• What you will do: Below is a block of records. Copy every line in it that contains the word "this".

— Start —

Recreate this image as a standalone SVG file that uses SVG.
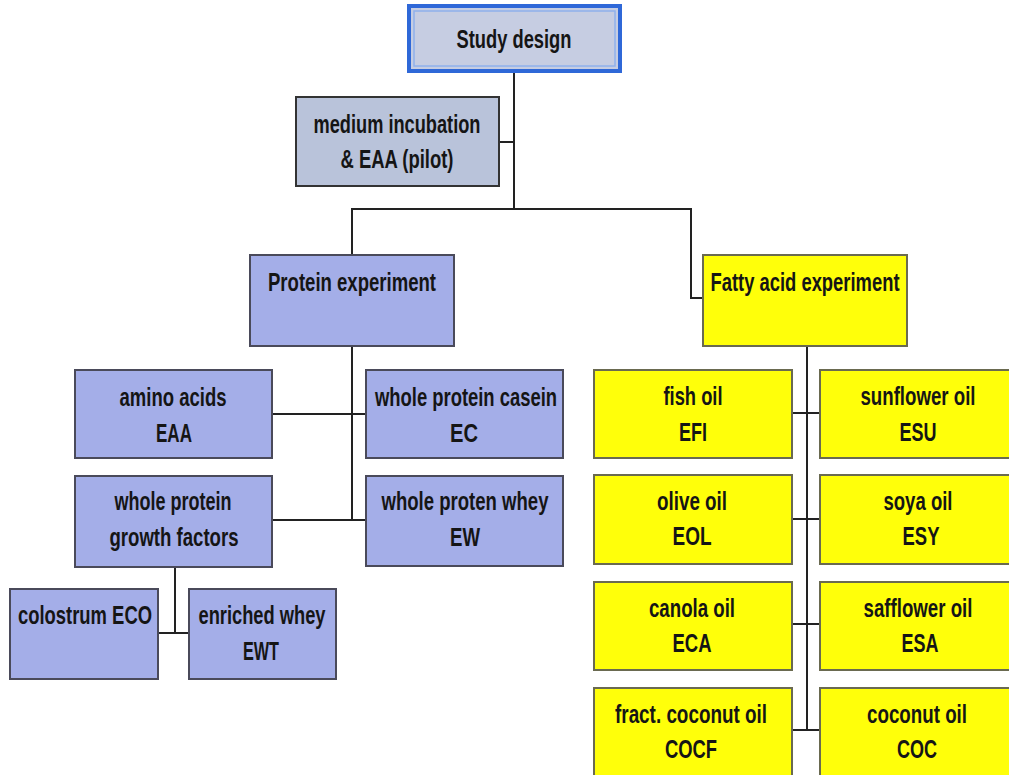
<svg xmlns="http://www.w3.org/2000/svg" width="1009" height="775" viewBox="0 0 1009 775">
<style>
.t{font-family:"Liberation Sans",Arial,sans-serif;font-weight:bold;font-size:25px;fill:#151515;text-anchor:middle}
.b{fill:#a4aee8;stroke:#4a4a5a;stroke-width:2}
.y{fill:#ffff0a;stroke:#6a6a50;stroke-width:2}
.g{fill:#b9c3da;stroke:#333;stroke-width:2}
.c{fill:none;stroke:#222;stroke-width:2}
</style>
<rect width="1009" height="775" fill="#fff"/>
<g id="connectors">
<path class="c" d="M514 72V209M499 142H514M352 255V209H691V298H704"/>
<path class="c" d="M352 346V520M272 414H366M272 520H366"/>
<path class="c" d="M175 567V633M158 633H189"/>
<path class="c" d="M807 346V731M792 413H820M792 519H820M792 624H820M792 730H820"/>
</g>
<g id="study-design">
<rect x="409" y="6" width="211" height="65" fill="#c6cde2" stroke="#2f68d8" stroke-width="4"/>
<rect x="414" y="11" width="201" height="55" fill="none" stroke="#8fb0ec" stroke-width="1.5"/>
<text class="t" x="514" y="48" textLength="115" lengthAdjust="spacingAndGlyphs">Study design</text>
</g>
<g id="medium-incubation">
<rect class="g" x="296" y="97" width="203" height="89"/>
<text class="t" x="397" y="133" textLength="167" lengthAdjust="spacingAndGlyphs">medium incubation</text>
<text class="t" x="397" y="168" textLength="113" lengthAdjust="spacingAndGlyphs">&amp; EAA (pilot)</text>
</g>
<g id="protein-experiment">
<rect class="b" x="250" y="255" width="204" height="91"/>
<text class="t" x="352" y="291" textLength="168" lengthAdjust="spacingAndGlyphs">Protein experiment</text>
</g>
<g id="fatty-acid-experiment">
<rect class="y" x="703" y="255" width="204" height="91"/>
<text class="t" x="805" y="291" textLength="189" lengthAdjust="spacingAndGlyphs">Fatty acid experiment</text>
</g>
<g id="amino-acids">
<rect class="b" x="75" y="370" width="197" height="88"/>
<text class="t" x="173" y="406" textLength="107" lengthAdjust="spacingAndGlyphs">amino acids</text>
<text class="t" x="174" y="442" textLength="36" lengthAdjust="spacingAndGlyphs">EAA</text>
</g>
<g id="casein">
<rect class="b" x="366" y="370" width="197" height="88"/>
<text class="t" x="466" y="406" textLength="182" lengthAdjust="spacingAndGlyphs">whole protein casein</text>
<text class="t" x="464" y="442" textLength="28" lengthAdjust="spacingAndGlyphs">EC</text>
</g>
<g id="growth-factors">
<rect class="b" x="75" y="476" width="197" height="91"/>
<text class="t" x="173" y="510" textLength="117" lengthAdjust="spacingAndGlyphs">whole protein</text>
<text class="t" x="174" y="546" textLength="129" lengthAdjust="spacingAndGlyphs">growth factors</text>
</g>
<g id="whey">
<rect class="b" x="366" y="476" width="197" height="90"/>
<text class="t" x="465" y="510" textLength="167" lengthAdjust="spacingAndGlyphs">whole proten whey</text>
<text class="t" x="465" y="546" textLength="30" lengthAdjust="spacingAndGlyphs">EW</text>
</g>
<g id="colostrum">
<rect class="b" x="10" y="589" width="148" height="90"/>
<text class="t" x="85" y="624" textLength="134" lengthAdjust="spacingAndGlyphs">colostrum ECO</text>
</g>
<g id="enriched-whey">
<rect class="b" x="189" y="589" width="147" height="90"/>
<text class="t" x="262" y="624" textLength="127" lengthAdjust="spacingAndGlyphs">enriched whey</text>
<text class="t" x="261" y="660" textLength="36" lengthAdjust="spacingAndGlyphs">EWT</text>
</g>
<g id="fish-oil">
<rect class="y" x="594" y="370" width="198" height="88"/>
<text class="t" x="693" y="405" textLength="59" lengthAdjust="spacingAndGlyphs">fish oil</text>
<text class="t" x="693" y="441" textLength="28" lengthAdjust="spacingAndGlyphs">EFI</text>
</g>
<g id="sunflower-oil">
<rect class="y" x="820" y="370" width="190" height="88"/>
<text class="t" x="918" y="405" textLength="115" lengthAdjust="spacingAndGlyphs">sunflower oil</text>
<text class="t" x="918" y="441" textLength="37" lengthAdjust="spacingAndGlyphs">ESU</text>
</g>
<g id="olive-oil">
<rect class="y" x="594" y="475" width="198" height="89"/>
<text class="t" x="692" y="510" textLength="70" lengthAdjust="spacingAndGlyphs">olive oil</text>
<text class="t" x="692" y="545" textLength="39" lengthAdjust="spacingAndGlyphs">EOL</text>
</g>
<g id="soya-oil">
<rect class="y" x="820" y="475" width="190" height="89"/>
<text class="t" x="918" y="510" textLength="69" lengthAdjust="spacingAndGlyphs">soya oil</text>
<text class="t" x="921" y="545" textLength="37" lengthAdjust="spacingAndGlyphs">ESY</text>
</g>
<g id="canola-oil">
<rect class="y" x="594" y="582" width="198" height="88"/>
<text class="t" x="692" y="617" textLength="86" lengthAdjust="spacingAndGlyphs">canola oil</text>
<text class="t" x="692" y="652" textLength="39" lengthAdjust="spacingAndGlyphs">ECA</text>
</g>
<g id="safflower-oil">
<rect class="y" x="820" y="582" width="190" height="88"/>
<text class="t" x="918" y="617" textLength="109" lengthAdjust="spacingAndGlyphs">safflower oil</text>
<text class="t" x="920" y="652" textLength="37" lengthAdjust="spacingAndGlyphs">ESA</text>
</g>
<g id="fract-coconut-oil">
<rect class="y" x="594" y="688" width="198" height="92"/>
<text class="t" x="691" y="723" textLength="152" lengthAdjust="spacingAndGlyphs">fract. coconut oil</text>
<text class="t" x="691" y="758" textLength="52" lengthAdjust="spacingAndGlyphs">COCF</text>
</g>
<g id="coconut-oil">
<rect class="y" x="820" y="688" width="190" height="92"/>
<text class="t" x="917" y="723" textLength="100" lengthAdjust="spacingAndGlyphs">coconut oil</text>
<text class="t" x="917" y="758" textLength="40" lengthAdjust="spacingAndGlyphs">COC</text>
</g>
</svg>
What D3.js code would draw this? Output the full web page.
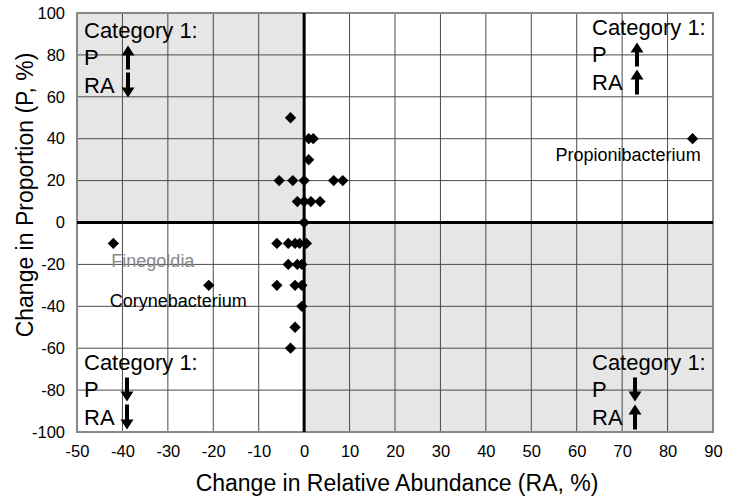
<!DOCTYPE html>
<html>
<head>
<meta charset="utf-8">
<script src="https://cdn.jsdelivr.net/npm/d3@7"></script>
<style>
  body { margin: 0; background: #fff; }
  text { font-family: "Liberation Sans", Arial, sans-serif; }
</style>
</head>
<body>
<div id="chart"></div>
<script>
// change in relative abundance (x) and change in proportion (y), both in %
const raValues = [
    -3, 1, 2, 1,
    -5.5, -2.5, 0, 6.5, 8.5,
    -1.5, 0, 1.5, 3.5,
    0,
    -6, -3.5, -2, -1, 0.5,
    -3.5, -1.5, -0.5,
    -6, -2, -0.5,
    -0.5, -2, -3,
    -42, -21, 85.5
]
const pValues = [
    50, 40, 40, 30,
    20, 20, 20, 20, 20,
    10, 10, 10, 10,
    0,
    -10, -10, -10, -10, -10,
    -20, -20, -20,
    -30, -30, -30,
    -40, -50, -60,
    -10, -30, 40
]
const xTicks = d3.range(-50, 91, 10)
const yTicks = d3.range(-100, 101, 20)

const namedPoints = [
    { name: 'Propionibacterium', ra: 85.5, p: 40 },
    { name: 'Finegoldia', ra: -42, p: -10 },
    { name: 'Corynebacterium', ra: -21, p: -30 }
]
// P arrow, RA arrow for each quadrant
const quadrants = [
    { corner: 'tl', p: 'up', ra: 'down' },
    { corner: 'tr', p: 'up', ra: 'up' },
    { corner: 'bl', p: 'down', ra: 'down' },
    { corner: 'br', p: 'down', ra: 'up' }
]

const cfg = {
    w: 737,
    h: 496,
    margin: { top: 13, right: 24, bottom: 64, left: 77 }
}

const svg = d3.select('#chart')
    .append('svg')
    .attr('width', cfg.w)
    .attr('height', cfg.h)

const width = cfg.w - cfg.margin.left - cfg.margin.right
const height = cfg.h - cfg.margin.top - cfg.margin.bottom

const g = svg.append('g')
    .attr('transform', `translate(${cfg.margin.left}, ${cfg.margin.top})`)

const x = d3.scaleLinear().domain([-50, 90]).range([0, width])
const y = d3.scaleLinear().domain([-100, 100]).range([height, 0])

// shaded quadrants
g.append('rect')
    .attr('x', x(-50)).attr('y', y(100))
    .attr('width', x(0) - x(-50)).attr('height', y(0) - y(100))
    .attr('fill', '#e6e6e6')
g.append('rect')
    .attr('x', x(0)).attr('y', y(0))
    .attr('width', x(90) - x(0)).attr('height', y(-100) - y(0))
    .attr('fill', '#e6e6e6')

// grid
g.append('g')
    .selectAll('line')
    .data(xTicks).enter()
    .append('line')
    .attr('x1', d => x(d)).attr('x2', d => x(d))
    .attr('y1', 0).attr('y2', height)
    .attr('stroke', '#4a4a4a')
    .attr('stroke-width', 1)
g.append('g')
    .selectAll('line')
    .data(yTicks).enter()
    .append('line')
    .attr('y1', d => y(d)).attr('y2', d => y(d))
    .attr('x1', 0).attr('x2', width)
    .attr('stroke', '#4a4a4a')
    .attr('stroke-width', 1)

// plot border
g.append('rect')
    .attr('width', width).attr('height', height)
    .attr('fill', 'none')
    .attr('stroke', '#888')
    .attr('stroke-width', 2)

// zero axes
g.append('line')
    .attr('x1', x(0)).attr('x2', x(0)).attr('y1', 0).attr('y2', height)
    .attr('stroke', '#000').attr('stroke-width', 3)
g.append('line')
    .attr('y1', y(0)).attr('y2', y(0)).attr('x1', 0).attr('x2', width)
    .attr('stroke', '#000').attr('stroke-width', 3)

// axes labels
const xAxis = g.append('g')
    .attr('transform', `translate(0, ${height + 7})`)
    .call(d3.axisBottom(x).tickValues(xTicks).tickSize(0).tickPadding(6).tickFormat(d => String(d)))
xAxis.select('.domain').remove()
xAxis.selectAll('text').attr('font-size', 16.5).attr('fill', '#000')

const yAxis = g.append('g')
    .attr('transform', 'translate(-10, 0)')
    .call(d3.axisLeft(y).tickValues(yTicks).tickSize(0).tickPadding(2).tickFormat(d => String(d)))
yAxis.select('.domain').remove()
yAxis.selectAll('text').attr('font-size', 16.5).attr('fill', '#000')

svg.append('text')
    .attr('x', 397).attr('y', 491)
    .attr('text-anchor', 'middle')
    .attr('font-size', 23)
    .text('Change in Relative Abundance (RA, %)')

svg.append('text')
    .attr('transform', 'translate(33, 195) rotate(-90)')
    .attr('text-anchor', 'middle')
    .attr('font-size', 23)
    .text('Change in Proportion (P, %)')

// points
const points = raValues.map((v, i) => ({ ra: v, p: pValues[i] }))
const diamond = d3.symbol().type(d3.symbolSquare).size(64)
g.selectAll('.pt')
    .data(points).enter()
    .append('path')
    .attr('class', 'pt')
    .attr('d', diamond)
    .attr('transform', d => `translate(${x(d.ra)}, ${y(d.p)}) rotate(45)`)
    .attr('fill', '#000')

// point names
const nameStyle = {
    Propionibacterium: { dx: -137, dy: 22, color: '#000' },
    Finegoldia: { dx: -2, dy: 24, color: '#888' },
    Corynebacterium: { dx: -99, dy: 22, color: '#000' }
}
g.selectAll('.name')
    .data(namedPoints).enter()
    .append('text')
    .attr('class', 'name')
    .attr('x', d => x(d.ra) + nameStyle[d.name].dx)
    .attr('y', d => y(d.p) + nameStyle[d.name].dy)
    .attr('font-size', 18)
    .attr('fill', d => nameStyle[d.name].color)
    .text(d => d.name)

// quadrant category labels
const quadPos = {
    tl: { x: 84, y: 37.5, ax: 128 },
    tr: { x: 592, y: 34.5, ax: 637 },
    bl: { x: 84, y: 369.5, ax: 127 },
    br: { x: 592, y: 369.5, ax: 635 }
}

function arrow(sel, cx, yTop, yBot, dir) {
    const head = 10
    const hw = 6.5
    const tip = dir === 'up' ? yTop : yBot
    const s = dir === 'up' ? 1 : -1
    sel.append('line')
        .attr('x1', cx).attr('x2', cx)
        .attr('y1', dir === 'up' ? yTop + head - 1 : yTop)
        .attr('y2', dir === 'up' ? yBot : yBot - head + 1)
        .attr('stroke', '#000').attr('stroke-width', 4)
    sel.append('path')
        .attr('d', `M${cx},${tip} L${cx - hw},${tip + s * head} L${cx + hw},${tip + s * head} Z`)
        .attr('fill', '#000')
}

quadrants.forEach(q => {
    const pos = quadPos[q.corner]
    const lg = svg.append('g')
    lg.append('text')
        .attr('x', pos.x).attr('y', pos.y)
        .attr('font-size', 22)
        .text('Category 1:')
    lg.append('text')
        .attr('x', pos.x).attr('y', pos.y + 27)
        .attr('font-size', 22)
        .text('P')
    lg.append('text')
        .attr('x', pos.x).attr('y', pos.y + 55)
        .attr('font-size', 22)
        .text('RA')
    arrow(lg, pos.ax, pos.y + 8, pos.y + 32, q.p)
    arrow(lg, pos.ax, pos.y + 35, pos.y + 60, q.ra)
})
</script>
</body>
</html>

— End —

• Reply:
Recreate this image as a standalone SVG file that uses SVG.
What D3.js code would draw this? Output the full web page.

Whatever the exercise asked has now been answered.